***** Given data *****
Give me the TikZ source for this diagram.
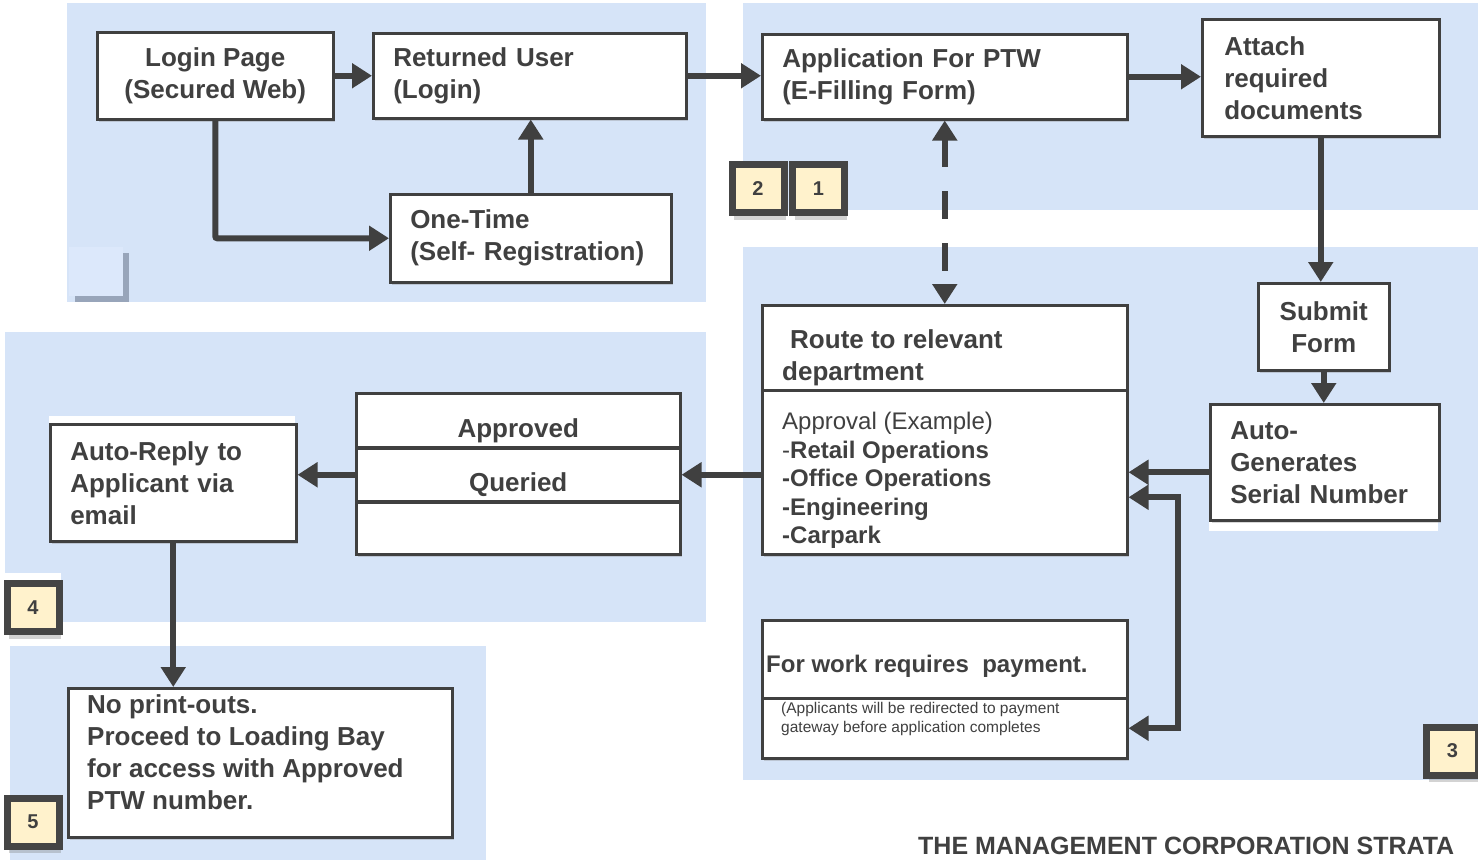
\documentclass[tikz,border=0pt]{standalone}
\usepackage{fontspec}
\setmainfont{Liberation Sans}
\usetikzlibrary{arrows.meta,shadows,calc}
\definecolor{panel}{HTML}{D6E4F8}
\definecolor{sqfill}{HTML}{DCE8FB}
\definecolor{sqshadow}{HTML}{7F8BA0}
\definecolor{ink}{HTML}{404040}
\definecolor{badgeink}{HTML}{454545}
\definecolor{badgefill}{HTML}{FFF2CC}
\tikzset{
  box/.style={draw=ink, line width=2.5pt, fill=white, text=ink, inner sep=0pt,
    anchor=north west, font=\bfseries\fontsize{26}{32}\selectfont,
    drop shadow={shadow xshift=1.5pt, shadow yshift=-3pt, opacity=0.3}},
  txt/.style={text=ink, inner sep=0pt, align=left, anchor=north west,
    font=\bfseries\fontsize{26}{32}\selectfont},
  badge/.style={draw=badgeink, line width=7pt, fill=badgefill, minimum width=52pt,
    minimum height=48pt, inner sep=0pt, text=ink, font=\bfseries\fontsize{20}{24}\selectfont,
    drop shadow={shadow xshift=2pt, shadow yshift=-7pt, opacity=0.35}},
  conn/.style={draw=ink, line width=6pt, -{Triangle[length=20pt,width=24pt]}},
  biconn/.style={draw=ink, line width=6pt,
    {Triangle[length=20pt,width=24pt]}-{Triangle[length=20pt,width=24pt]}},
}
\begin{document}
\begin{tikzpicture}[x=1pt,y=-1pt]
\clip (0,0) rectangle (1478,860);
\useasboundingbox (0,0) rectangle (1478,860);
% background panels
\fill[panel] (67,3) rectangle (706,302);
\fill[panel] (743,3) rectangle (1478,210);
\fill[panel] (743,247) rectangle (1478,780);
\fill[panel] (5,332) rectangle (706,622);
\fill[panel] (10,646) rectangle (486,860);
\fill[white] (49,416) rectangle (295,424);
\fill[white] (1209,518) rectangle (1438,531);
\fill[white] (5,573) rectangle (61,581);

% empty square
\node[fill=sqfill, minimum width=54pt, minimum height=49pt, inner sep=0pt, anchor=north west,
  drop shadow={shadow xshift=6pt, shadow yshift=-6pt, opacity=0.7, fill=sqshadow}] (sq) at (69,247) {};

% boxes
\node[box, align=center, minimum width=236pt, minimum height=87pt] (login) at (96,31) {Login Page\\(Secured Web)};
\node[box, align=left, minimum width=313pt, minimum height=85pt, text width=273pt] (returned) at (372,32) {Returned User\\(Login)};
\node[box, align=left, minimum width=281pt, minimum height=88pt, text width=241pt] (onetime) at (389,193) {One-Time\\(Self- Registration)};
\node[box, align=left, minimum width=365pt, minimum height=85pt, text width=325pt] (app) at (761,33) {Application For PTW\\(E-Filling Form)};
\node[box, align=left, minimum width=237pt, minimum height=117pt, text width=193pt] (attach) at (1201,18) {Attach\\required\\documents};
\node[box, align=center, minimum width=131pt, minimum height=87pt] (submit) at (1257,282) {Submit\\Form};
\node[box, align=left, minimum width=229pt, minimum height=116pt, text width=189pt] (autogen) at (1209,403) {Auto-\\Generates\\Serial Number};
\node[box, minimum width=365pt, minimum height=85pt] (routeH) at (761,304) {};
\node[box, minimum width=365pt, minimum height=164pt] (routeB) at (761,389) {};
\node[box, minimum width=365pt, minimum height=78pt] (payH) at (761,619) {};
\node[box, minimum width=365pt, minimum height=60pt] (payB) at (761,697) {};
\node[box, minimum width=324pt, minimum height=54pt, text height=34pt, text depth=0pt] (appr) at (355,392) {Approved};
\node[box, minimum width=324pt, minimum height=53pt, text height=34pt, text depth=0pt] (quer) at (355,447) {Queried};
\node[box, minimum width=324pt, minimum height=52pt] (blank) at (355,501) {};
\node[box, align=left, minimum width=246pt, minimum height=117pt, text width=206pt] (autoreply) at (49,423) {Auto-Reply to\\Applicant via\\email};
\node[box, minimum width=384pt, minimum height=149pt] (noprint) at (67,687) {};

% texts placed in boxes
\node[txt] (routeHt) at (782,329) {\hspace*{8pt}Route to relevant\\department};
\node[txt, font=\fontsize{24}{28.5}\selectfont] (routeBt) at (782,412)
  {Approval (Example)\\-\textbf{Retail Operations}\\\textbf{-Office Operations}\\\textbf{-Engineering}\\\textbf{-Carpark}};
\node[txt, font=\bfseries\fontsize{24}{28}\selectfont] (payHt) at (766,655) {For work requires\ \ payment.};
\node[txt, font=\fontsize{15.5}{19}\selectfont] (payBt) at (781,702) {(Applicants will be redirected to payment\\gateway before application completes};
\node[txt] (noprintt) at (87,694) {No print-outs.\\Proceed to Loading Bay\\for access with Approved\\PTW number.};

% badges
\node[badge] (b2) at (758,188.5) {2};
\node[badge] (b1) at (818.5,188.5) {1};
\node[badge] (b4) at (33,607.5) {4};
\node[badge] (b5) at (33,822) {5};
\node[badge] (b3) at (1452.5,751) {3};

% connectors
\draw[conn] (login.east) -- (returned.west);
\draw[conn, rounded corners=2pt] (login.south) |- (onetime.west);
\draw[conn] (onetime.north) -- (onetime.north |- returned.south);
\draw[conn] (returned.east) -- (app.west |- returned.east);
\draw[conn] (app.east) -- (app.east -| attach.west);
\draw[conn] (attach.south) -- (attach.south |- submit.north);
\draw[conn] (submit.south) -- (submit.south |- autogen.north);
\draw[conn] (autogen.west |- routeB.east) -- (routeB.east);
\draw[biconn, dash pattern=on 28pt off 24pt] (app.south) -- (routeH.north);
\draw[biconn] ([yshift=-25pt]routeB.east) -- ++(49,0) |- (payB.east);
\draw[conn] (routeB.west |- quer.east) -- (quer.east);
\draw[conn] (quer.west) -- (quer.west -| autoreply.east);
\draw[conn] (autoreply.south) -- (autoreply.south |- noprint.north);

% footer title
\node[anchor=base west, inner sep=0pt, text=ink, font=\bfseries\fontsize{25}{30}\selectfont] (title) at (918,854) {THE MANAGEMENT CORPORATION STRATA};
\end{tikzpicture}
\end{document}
*****
From the opening line of the listing above through the line bearing "(sq) at (69,247)", repeat each line exactly. Drop every picture.

* Final answer *
Give me the TikZ source for this diagram.
\documentclass[tikz,border=0pt]{standalone}
\usepackage{fontspec}
\setmainfont{Liberation Sans}
\usetikzlibrary{arrows.meta,shadows,calc}
\definecolor{panel}{HTML}{D6E4F8}
\definecolor{sqfill}{HTML}{DCE8FB}
\definecolor{sqshadow}{HTML}{7F8BA0}
\definecolor{ink}{HTML}{404040}
\definecolor{badgeink}{HTML}{454545}
\definecolor{badgefill}{HTML}{FFF2CC}
\tikzset{
  box/.style={draw=ink, line width=2.5pt, fill=white, text=ink, inner sep=0pt,
    anchor=north west, font=\bfseries\fontsize{26}{32}\selectfont,
    drop shadow={shadow xshift=1.5pt, shadow yshift=-3pt, opacity=0.3}},
  txt/.style={text=ink, inner sep=0pt, align=left, anchor=north west,
    font=\bfseries\fontsize{26}{32}\selectfont},
  badge/.style={draw=badgeink, line width=7pt, fill=badgefill, minimum width=52pt,
    minimum height=48pt, inner sep=0pt, text=ink, font=\bfseries\fontsize{20}{24}\selectfont,
    drop shadow={shadow xshift=2pt, shadow yshift=-7pt, opacity=0.35}},
  conn/.style={draw=ink, line width=6pt, -{Triangle[length=20pt,width=24pt]}},
  biconn/.style={draw=ink, line width=6pt,
    {Triangle[length=20pt,width=24pt]}-{Triangle[length=20pt,width=24pt]}},
}
\begin{document}
\begin{tikzpicture}[x=1pt,y=-1pt]
\clip (0,0) rectangle (1478,860);
\useasboundingbox (0,0) rectangle (1478,860);
% background panels
\fill[panel] (67,3) rectangle (706,302);
\fill[panel] (743,3) rectangle (1478,210);
\fill[panel] (743,247) rectangle (1478,780);
\fill[panel] (5,332) rectangle (706,622);
\fill[panel] (10,646) rectangle (486,860);
\fill[white] (49,416) rectangle (295,424);
\fill[white] (1209,518) rectangle (1438,531);
\fill[white] (5,573) rectangle (61,581);

% empty square
\node[fill=sqfill, minimum width=54pt, minimum height=49pt, inner sep=0pt, anchor=north west,
  drop shadow={shadow xshift=6pt, shadow yshift=-6pt, opacity=0.7, fill=sqshadow}] (sq) at (69,247) {};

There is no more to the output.